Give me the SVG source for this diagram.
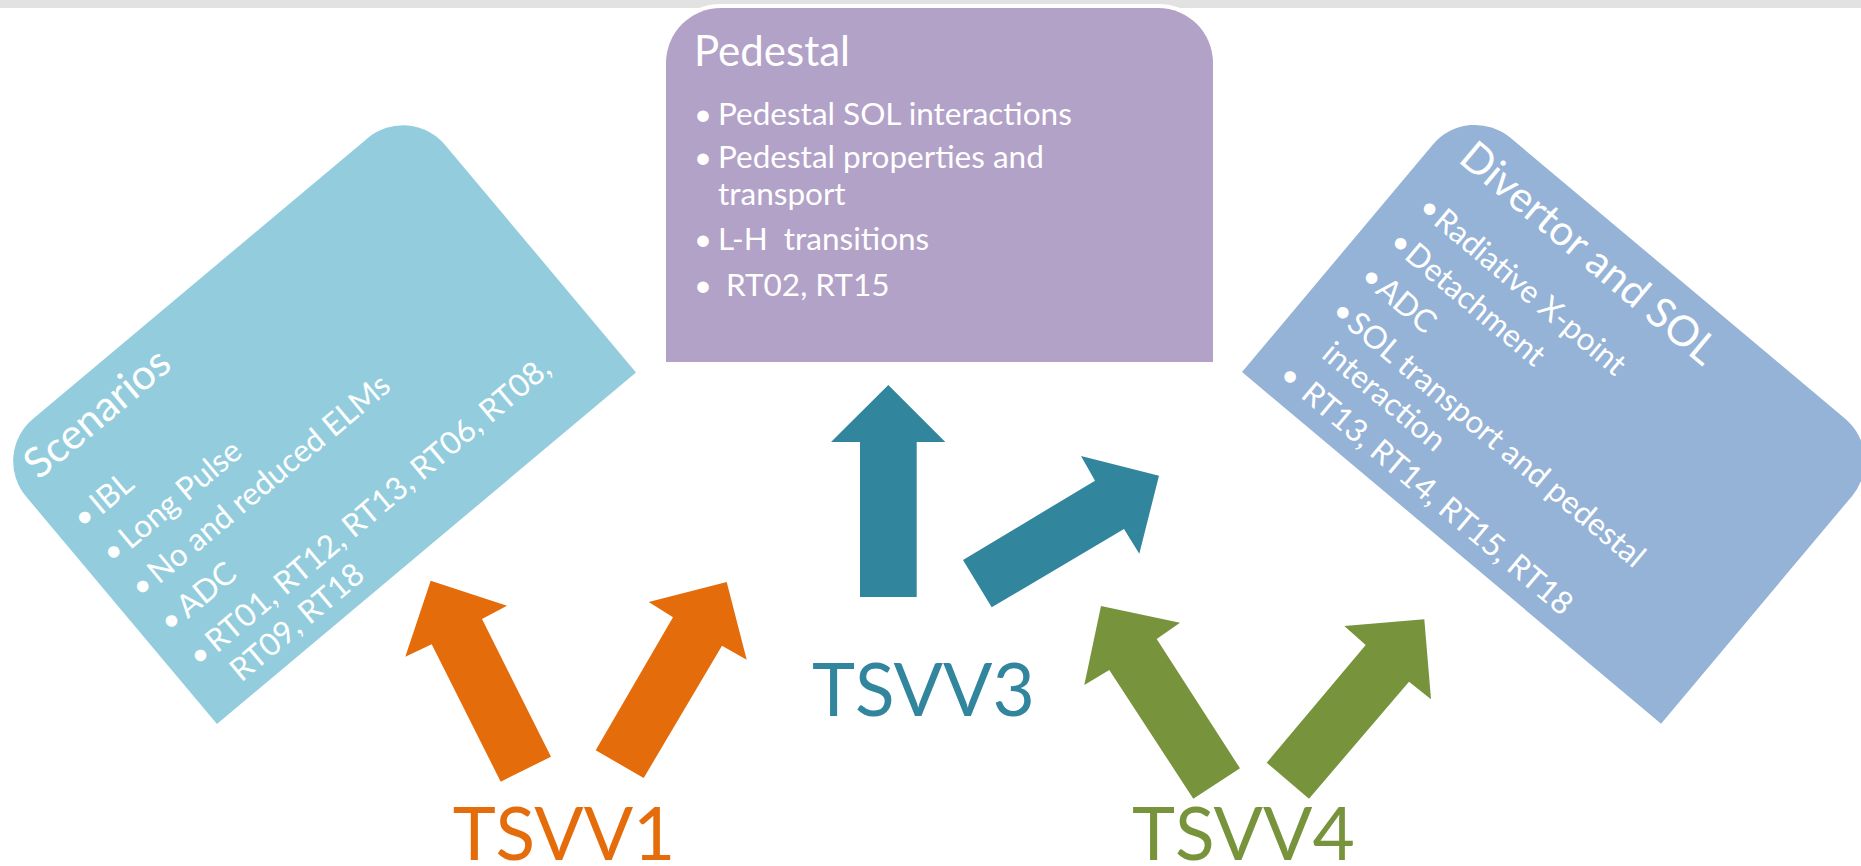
<svg xmlns="http://www.w3.org/2000/svg" width="1861" height="866" viewBox="0 0 1861 866">
<style>
.box{stroke:#fff;stroke-width:8;paint-order:stroke}
.t{font-family:Lato,"Liberation Sans",sans-serif;fill:#fff}
.title{font-size:42px}
.body{font-size:31.5px}
.dot{font-size:31px;text-anchor:middle}
.lbl{font-family:Lato,"Liberation Sans",sans-serif;font-size:73px}
</style>
<defs>
<path id="card" d="M0,352V55A55,55 0 0 1 55,0H492A55,55 0 0 1 547,55V352Z"/>
</defs>
<rect x="0" y="0" width="1861" height="8" fill="#e2e2e2"/>

<g id="scenarios" transform="translate(-9.3,454.4) rotate(-40)">
<use href="#card" class="box" fill="#93CDDD"/>
<text class="t title" x="20" y="51">Scenarios</text>
<text class="t dot" x="31.5" y="118">•</text><text class="t body" x="45" y="118">IBL</text>
<text class="t dot" x="31.5" y="163">•</text><text class="t body" x="45" y="163">Long Pulse</text>
<text class="t dot" x="31.5" y="208">•</text><text class="t body" x="45" y="208">No and reduced ELMs</text>
<text class="t dot" x="31.5" y="253">•</text><text class="t body" x="45" y="253">ADC</text>
<text class="t dot" x="31.5" y="298">•</text><text class="t body" x="45" y="298">RT01, RT12, RT13, RT06, RT08,</text>
<text class="t body" x="45" y="336">RT09, RT18</text>
</g>

<g id="pedestal">
<path class="box" fill="#B2A2C7" d="M666,362V63A55,55 0 0 1 721,8H1158A55,55 0 0 1 1213,63V362Z"/>
<text class="t title" x="694" y="66">Pedestal</text>
<text class="t dot" x="703" y="125">•</text><text class="t body" x="718" y="125">Pedestal SOL interactions</text>
<text class="t dot" x="703" y="168">•</text><text class="t body" x="718" y="168">Pedestal properties and</text>
<text class="t body" x="718" y="205">transport</text>
<text class="t dot" x="703" y="250">•</text><text class="t body" x="718" y="250" xml:space="preserve">L-H  transitions</text>
<text class="t dot" x="703" y="296">•</text><text class="t body" x="726" y="296">RT02, RT15</text>
</g>

<g id="divertor" transform="translate(1468.3,102.4) rotate(40)">
<use href="#card" class="box" fill="#95B3D7"/>
<text class="t title" x="29" y="52">Divertor and SOL</text>
<text class="t dot" x="39" y="116">•</text><text class="t body" x="50" y="116">Radiative X-point</text>
<text class="t dot" x="39" y="161">•</text><text class="t body" x="50" y="161">Detachment</text>
<text class="t dot" x="39" y="206">•</text><text class="t body" x="50" y="206">ADC</text>
<text class="t dot" x="39" y="251">•</text><text class="t body" x="50" y="251">SOL transport and pedestal</text>
<text class="t body" x="50" y="290">interaction</text>
<text class="t dot" x="40" y="334">•</text><text class="t body" x="60" y="334">RT13, RT14, RT15, RT18</text>
</g>

<g id="connectors">
<polygon fill="#E46C0A" points="430.7,580.7 507,605.7 482,619 551,756.7 500.7,781.7 431.7,644.3 405.3,656.7"/>
<polygon fill="#E46C0A" points="726.7,582 746.7,659.7 722,645.7 643.7,778 595.7,750.3 673,617.3 648.7,602"/>
<polygon fill="#31859C" points="888.3,385 945.3,442 916.7,442 916.7,597 860,597 860,442 831,442"/>
<polygon fill="#31859C" points="1159,475.7 1139.3,553.7 1124,529 991.7,607.3 963,560 1095,480.7 1081,456"/>
<polygon fill="#77933C" points="1101,606 1180,622.7 1156.7,639 1240,768.3 1193.3,798.7 1109.3,670 1084.3,685"/>
<polygon fill="#77933C" points="1424.3,619.3 1431,699.3 1409,681.7 1309,798.7 1266.7,762.7 1365.7,645 1344.3,626"/>
</g>

<g id="tsvv1"><text class="lbl" x="452.7" y="860" fill="#E46C0A">TSVV1</text></g>
<g id="tsvv3"><text class="lbl" x="812" y="716" fill="#31859C">TSVV3</text></g>
<g id="tsvv4"><text class="lbl" x="1132" y="860" fill="#77933C">TSVV4</text></g>
</svg>
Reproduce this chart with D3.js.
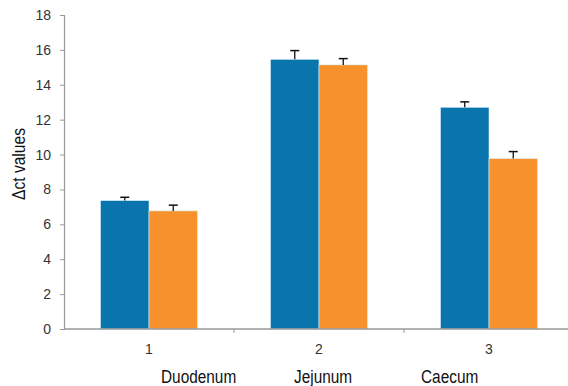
<!DOCTYPE html>
<html><head><meta charset="utf-8">
<script src="https://cdn.jsdelivr.net/npm/d3@7"></script>
<style>body{margin:0;background:#fff}svg{display:block}</style>
</head><body>
<script>
const categories = ["1", "2", "3"];
const regionNames = ["Duodenum", "Jejunum", "Caecum"];
const seriesA = [7.36, 15.46, 12.71];
const seriesAErr = [0.19, 0.5, 0.31];
const seriesB = [6.77, 15.14, 9.77];
const seriesBErr = [0.33, 0.36, 0.4];
const yTicks = [0, 2, 4, 6, 8, 10, 12, 14, 16, 18];

const W = 568, H = 386;
const font = "'Liberation Sans Narrow', 'Liberation Sans', Arial, sans-serif";
const svg = d3.select("body").append("svg").attr("width", W).attr("height", H);

const x = d3.scaleBand().domain(categories).range([64, 574]).paddingInner(0).paddingOuter(0);
const y = d3.scaleLinear().domain([0, 18]).range([329, 15]);
const barW = 48.5;
const colors = ["#0a74ad", "#f7912b"];

const series = [
  {vals: seriesA, err: seriesAErr, off: -barW},
  {vals: seriesB, err: seriesBErr, off: 0}
];

series.forEach((s, si) => {
  const g = svg.append("g");
  g.selectAll("rect").data(categories).join("rect")
    .attr("x", d => x(d) + x.bandwidth() / 2 + s.off)
    .attr("y", (d, i) => y(s.vals[i]))
    .attr("width", barW)
    .attr("height", (d, i) => y(0) - y(s.vals[i]))
    .attr("fill", colors[si])
    .attr("stroke", "#d8eef8").attr("stroke-width", 0.6);
  g.selectAll("line.e").data(categories).join("line")
    .attr("x1", d => x(d) + x.bandwidth() / 2 + s.off + barW / 2)
    .attr("x2", d => x(d) + x.bandwidth() / 2 + s.off + barW / 2)
    .attr("y1", (d, i) => y(s.vals[i]))
    .attr("y2", (d, i) => y(s.vals[i] + s.err[i]))
    .attr("stroke", "#111").attr("stroke-width", 1.3);
  g.selectAll("line.c").data(categories).join("line")
    .attr("x1", d => x(d) + x.bandwidth() / 2 + s.off + barW / 2 - 4.5)
    .attr("x2", d => x(d) + x.bandwidth() / 2 + s.off + barW / 2 + 4.5)
    .attr("y1", (d, i) => y(s.vals[i] + s.err[i]))
    .attr("y2", (d, i) => y(s.vals[i] + s.err[i]))
    .attr("stroke", "#111").attr("stroke-width", 1.5);
});

// Y axis
const yAxis = svg.append("g").attr("transform", "translate(64,0)")
  .call(d3.axisLeft(y).tickValues(yTicks).tickSize(4).tickPadding(9));
yAxis.select(".domain").attr("stroke", "#999").attr("stroke-width", 1.2);
yAxis.selectAll(".tick line").attr("stroke", "#999");
yAxis.selectAll(".tick text").attr("fill", "#333").style("font-family", font).style("font-size", "14px");

// X axis
const xAxis = svg.append("g").attr("transform", "translate(0,329)");
xAxis.append("line").attr("x1", 64).attr("x2", W).attr("y1", 0).attr("y2", 0)
  .attr("stroke", "#999").attr("stroke-width", 1.5);
xAxis.selectAll("line.t").data(categories.slice(1)).join("line")
  .attr("x1", d => x(d)).attr("x2", d => x(d)).attr("y1", 0).attr("y2", 4)
  .attr("stroke", "#999");
xAxis.selectAll("text.n").data(categories).join("text")
  .attr("x", d => x(d) + x.bandwidth() / 2).attr("y", 25)
  .attr("text-anchor", "middle").attr("fill", "#333")
  .style("font-family", font).style("font-size", "14px").text(d => d);

const nameX = [161, 294, 421];
svg.selectAll("text.r").data(regionNames).join("text")
  .attr("transform", (d, i) => `translate(${nameX[i]},383) scale(0.81,1)`)
  .attr("fill", "#111").style("font-family", font).style("font-size", "19px").text(d => d);

svg.append("text").attr("transform", "translate(25,164) rotate(-90) scale(0.82,1)")
  .attr("text-anchor", "middle").attr("fill", "#111")
  .style("font-family", font).style("font-size", "19px").text("Δct values");
</script>
</body></html>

▶ **WHAT YOU HAVE TO DO**
Using the listing above, pull out all lines that hold the word "this".

▶ **FINISHED TASK**
Give me the SVG source for this diagram.
Reproduce this chart with D3.js.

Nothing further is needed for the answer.